WRITTEN EXERCISE:
Your task is to output the listing word for word, with pictures excluded.

PROVIDED DATA:
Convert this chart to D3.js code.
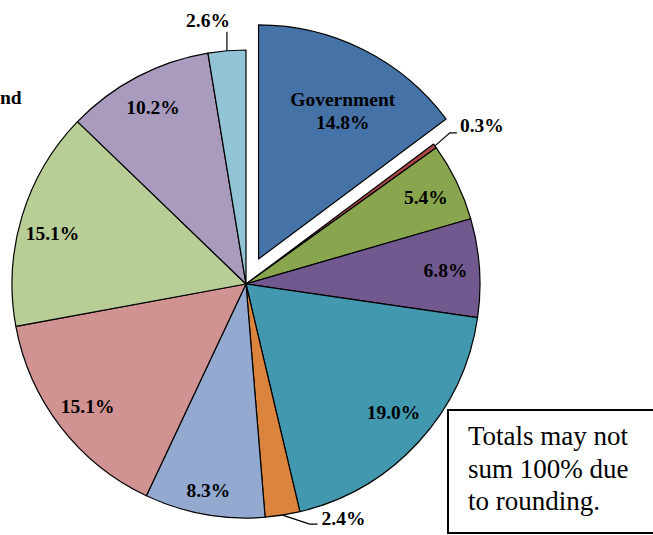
<!DOCTYPE html>
<html>
<head>
<meta charset="utf-8">
<script src="https://cdn.jsdelivr.net/npm/d3@7"></script>
<style>
  body { margin: 0; background: #fff; }
  svg { display: block; }
  .lbl { font-family: "Liberation Serif", "Times New Roman", serif; font-weight: bold; font-size: 19.5px; fill: #000; }
  .note { font-family: "Liberation Serif", "Times New Roman", serif; font-size: 27px; fill: #000; }
</style>
</head>
<body>
<script>
// Data (clockwise from 12 o'clock)
var categories = ["Government", "", "", "", "", "", "", "", "", "", ""];
var shares = [14.8, 0.3, 5.4, 6.8, 19.0, 2.4, 8.3, 15.1, 15.1, 10.2, 2.6];
var colours = ["#4572A7", "#AA4643", "#89A54E", "#71588F", "#4198AF", "#DB843D",
               "#93A9CF", "#D19392", "#B9CD96", "#A99BBD", "#92C4D6"];
var noteLines = ["Totals may not", "sum 100% due", "to rounding."];

var width = 653, height = 535;
var cx = 246, cy = 284, radius = 234;
var explode = 28;

// small label nudges (by slice index) to match the placement in the original
var nudge = {4: [0, -7], 6: [-2, 9], 8: [-2, 7]};

var data = shares.map(function(v, i) {
  return {name: categories[i], value: v, colour: colours[i]};
});

var svg = d3.select("body").append("svg")
  .attr("width", width)
  .attr("height", height);

var g = svg.append("g")
  .attr("transform", "translate(" + cx + "," + cy + ")");

var pie = d3.pie()
  .sort(null)
  .value(function(d) { return d.value; });

var arc = d3.arc()
  .innerRadius(0)
  .outerRadius(radius);

var labelArc = d3.arc().innerRadius(200).outerRadius(200);
var govArc = d3.arc().innerRadius(170).outerRadius(170);
var edgeArc = d3.arc().innerRadius(radius).outerRadius(radius);

var arcs = pie(data);

function shift(d) {
  if (d.index !== 0) return [0, 0];
  var a = (d.startAngle + d.endAngle) / 2;
  return [explode * Math.sin(a), -explode * Math.cos(a)];
}

//Slices
g.selectAll(".slice")
  .data(arcs)
  .enter().append("path")
  .attr("class", "slice")
  .attr("d", arc)
  .attr("transform", function(d) { var s = shift(d); return "translate(" + s[0] + "," + s[1] + ")"; })
  .attr("fill", function(d) { return d.data.colour; })
  .attr("stroke", "#000")
  .attr("stroke-width", 1.2)
  .attr("stroke-linejoin", "round");

function pct(d) { return d.data.value.toFixed(1) + "%"; }

//Labels inside
var inside = arcs.filter(function(d) { return d.data.value >= 5; });
inside.forEach(function(d) {
  var s = shift(d);
  if (d.index === 0) {
    var c = govArc.centroid(d);
    var t = g.append("text").attr("class", "lbl").attr("text-anchor", "middle");
    t.append("tspan").attr("x", c[0] + s[0] + 8).attr("y", c[1] + s[1] - 1).text(d.data.name);
    t.append("tspan").attr("x", c[0] + s[0] + 8).attr("y", c[1] + s[1] + 22).text(pct(d));
  } else {
    var c2 = labelArc.centroid(d);
    var n = nudge[d.index] || [0, 0];
    g.append("text").attr("class", "lbl")
      .attr("text-anchor", "middle")
      .attr("x", c2[0] + n[0]).attr("y", c2[1] + 7 + n[1])
      .text(pct(d));
  }
});

//Labels outside, with leader lines
var outside = arcs.filter(function(d) { return d.data.value < 5; });
outside.forEach(function(d) {
  var e = edgeArc.centroid(d);
  var a = (d.startAngle + d.endAngle) / 2;
  var pts, tx, ty, anchor;
  if (Math.sin(a) > 0.5) {            // right side
    pts = [e, [e[0] + 15, e[1] - 13], [e[0] + 22, e[1] - 13]];
    tx = e[0] + 25; ty = e[1] - 14; anchor = "start";
  } else if (Math.cos(a) < 0) {       // bottom
    pts = [e, [e[0] + 27, e[1] + 9], [e[0] + 35, e[1] + 9]];
    tx = e[0] + 39; ty = e[1] + 10; anchor = "start";
  } else {                            // top
    pts = [e, [e[0], e[1] - 19]];
    tx = e[0] + 3; ty = e[1] - 24; anchor = "end";
  }
  g.append("polyline")
    .attr("points", pts.map(function(p) { return p.join(","); }).join(" "))
    .attr("fill", "none")
    .attr("stroke", "#000")
    .attr("stroke-width", 1.2);
  g.append("text").attr("class", "lbl")
    .attr("text-anchor", anchor)
    .attr("x", tx).attr("y", ty)
    .text(pct(d));
});

//Cut off label at left edge
svg.append("text").attr("class", "lbl")
  .attr("x", 0).attr("y", 104)
  .text("nd");

//Note box
var note = svg.append("g").attr("transform", "translate(448,410)");
note.append("rect")
  .attr("width", 260).attr("height", 123)
  .attr("fill", "#fff")
  .attr("stroke", "#000")
  .attr("stroke-width", 2);
note.selectAll("text")
  .data(noteLines)
  .enter().append("text")
  .attr("class", "note")
  .attr("x", 20)
  .attr("y", function(d, i) { return 35 + i * 32.5; })
  .text(function(d) { return d; });
</script>
</body>
</html>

WRITTEN SOLUTION:
Convert this chart to D3.js code.
<!DOCTYPE html>
<html>
<head>
<meta charset="utf-8">
<script src="https://cdn.jsdelivr.net/npm/d3@7"></script>
<style>
  body { margin: 0; background: #fff; }
  svg { display: block; }
  .lbl { font-family: "Liberation Serif", "Times New Roman", serif; font-weight: bold; font-size: 19.5px; fill: #000; }
  .note { font-family: "Liberation Serif", "Times New Roman", serif; font-size: 27px; fill: #000; }
</style>
</head>
<body>
<script>
// Data (clockwise from 12 o'clock)
var categories = ["Government", "", "", "", "", "", "", "", "", "", ""];
var shares = [14.8, 0.3, 5.4, 6.8, 19.0, 2.4, 8.3, 15.1, 15.1, 10.2, 2.6];
var colours = ["#4572A7", "#AA4643", "#89A54E", "#71588F", "#4198AF", "#DB843D",
               "#93A9CF", "#D19392", "#B9CD96", "#A99BBD", "#92C4D6"];
var noteLines = ["Totals may not", "sum 100% due", "to rounding."];

var width = 653, height = 535;
var cx = 246, cy = 284, radius = 234;
var explode = 28;

// small label nudges (by slice index) to match the placement in the original
var nudge = {4: [0, -7], 6: [-2, 9], 8: [-2, 7]};

var data = shares.map(function(v, i) {
  return {name: categories[i], value: v, colour: colours[i]};
});

var svg = d3.select("body").append("svg")
  .attr("width", width)
  .attr("height", height);

var g = svg.append("g")
  .attr("transform", "translate(" + cx + "," + cy + ")");

var pie = d3.pie()
  .sort(null)
  .value(function(d) { return d.value; });

var arc = d3.arc()
  .innerRadius(0)
  .outerRadius(radius);

var labelArc = d3.arc().innerRadius(200).outerRadius(200);
var govArc = d3.arc().innerRadius(170).outerRadius(170);
var edgeArc = d3.arc().innerRadius(radius).outerRadius(radius);

var arcs = pie(data);

function shift(d) {
  if (d.index !== 0) return [0, 0];
  var a = (d.startAngle + d.endAngle) / 2;
  return [explode * Math.sin(a), -explode * Math.cos(a)];
}

//Slices
g.selectAll(".slice")
  .data(arcs)
  .enter().append("path")
  .attr("class", "slice")
  .attr("d", arc)
  .attr("transform", function(d) { var s = shift(d); return "translate(" + s[0] + "," + s[1] + ")"; })
  .attr("fill", function(d) { return d.data.colour; })
  .attr("stroke", "#000")
  .attr("stroke-width", 1.2)
  .attr("stroke-linejoin", "round");

function pct(d) { return d.data.value.toFixed(1) + "%"; }

//Labels inside
var inside = arcs.filter(function(d) { return d.data.value >= 5; });
inside.forEach(function(d) {
  var s = shift(d);
  if (d.index === 0) {
    var c = govArc.centroid(d);
    var t = g.append("text").attr("class", "lbl").attr("text-anchor", "middle");
    t.append("tspan").attr("x", c[0] + s[0] + 8).attr("y", c[1] + s[1] - 1).text(d.data.name);
    t.append("tspan").attr("x", c[0] + s[0] + 8).attr("y", c[1] + s[1] + 22).text(pct(d));
  } else {
    var c2 = labelArc.centroid(d);
    var n = nudge[d.index] || [0, 0];
    g.append("text").attr("class", "lbl")
      .attr("text-anchor", "middle")
      .attr("x", c2[0] + n[0]).attr("y", c2[1] + 7 + n[1])
      .text(pct(d));
  }
});

//Labels outside, with leader lines
var outside = arcs.filter(function(d) { return d.data.value < 5; });
outside.forEach(function(d) {
  var e = edgeArc.centroid(d);
  var a = (d.startAngle + d.endAngle) / 2;
  var pts, tx, ty, anchor;
  if (Math.sin(a) > 0.5) {            // right side
    pts = [e, [e[0] + 15, e[1] - 13], [e[0] + 22, e[1] - 13]];
    tx = e[0] + 25; ty = e[1] - 14; anchor = "start";
  } else if (Math.cos(a) < 0) {       // bottom
    pts = [e, [e[0] + 27, e[1] + 9], [e[0] + 35, e[1] + 9]];
    tx = e[0] + 39; ty = e[1] + 10; anchor = "start";
  } else {                            // top
    pts = [e, [e[0], e[1] - 19]];
    tx = e[0] + 3; ty = e[1] - 24; anchor = "end";
  }
  g.append("polyline")
    .attr("points", pts.map(function(p) { return p.join(","); }).join(" "))
    .attr("fill", "none")
    .attr("stroke", "#000")
    .attr("stroke-width", 1.2);
  g.append("text").attr("class", "lbl")
    .attr("text-anchor", anchor)
    .attr("x", tx).attr("y", ty)
    .text(pct(d));
});

//Cut off label at left edge
svg.append("text").attr("class", "lbl")
  .attr("x", 0).attr("y", 104)
  .text("nd");

//Note box
var note = svg.append("g").attr("transform", "translate(448,410)");
note.append("rect")
  .attr("width", 260).attr("height", 123)
  .attr("fill", "#fff")
  .attr("stroke", "#000")
  .attr("stroke-width", 2);
note.selectAll("text")
  .data(noteLines)
  .enter().append("text")
  .attr("class", "note")
  .attr("x", 20)
  .attr("y", function(d, i) { return 35 + i * 32.5; })
  .text(function(d) { return d; });
</script>
</body>
</html>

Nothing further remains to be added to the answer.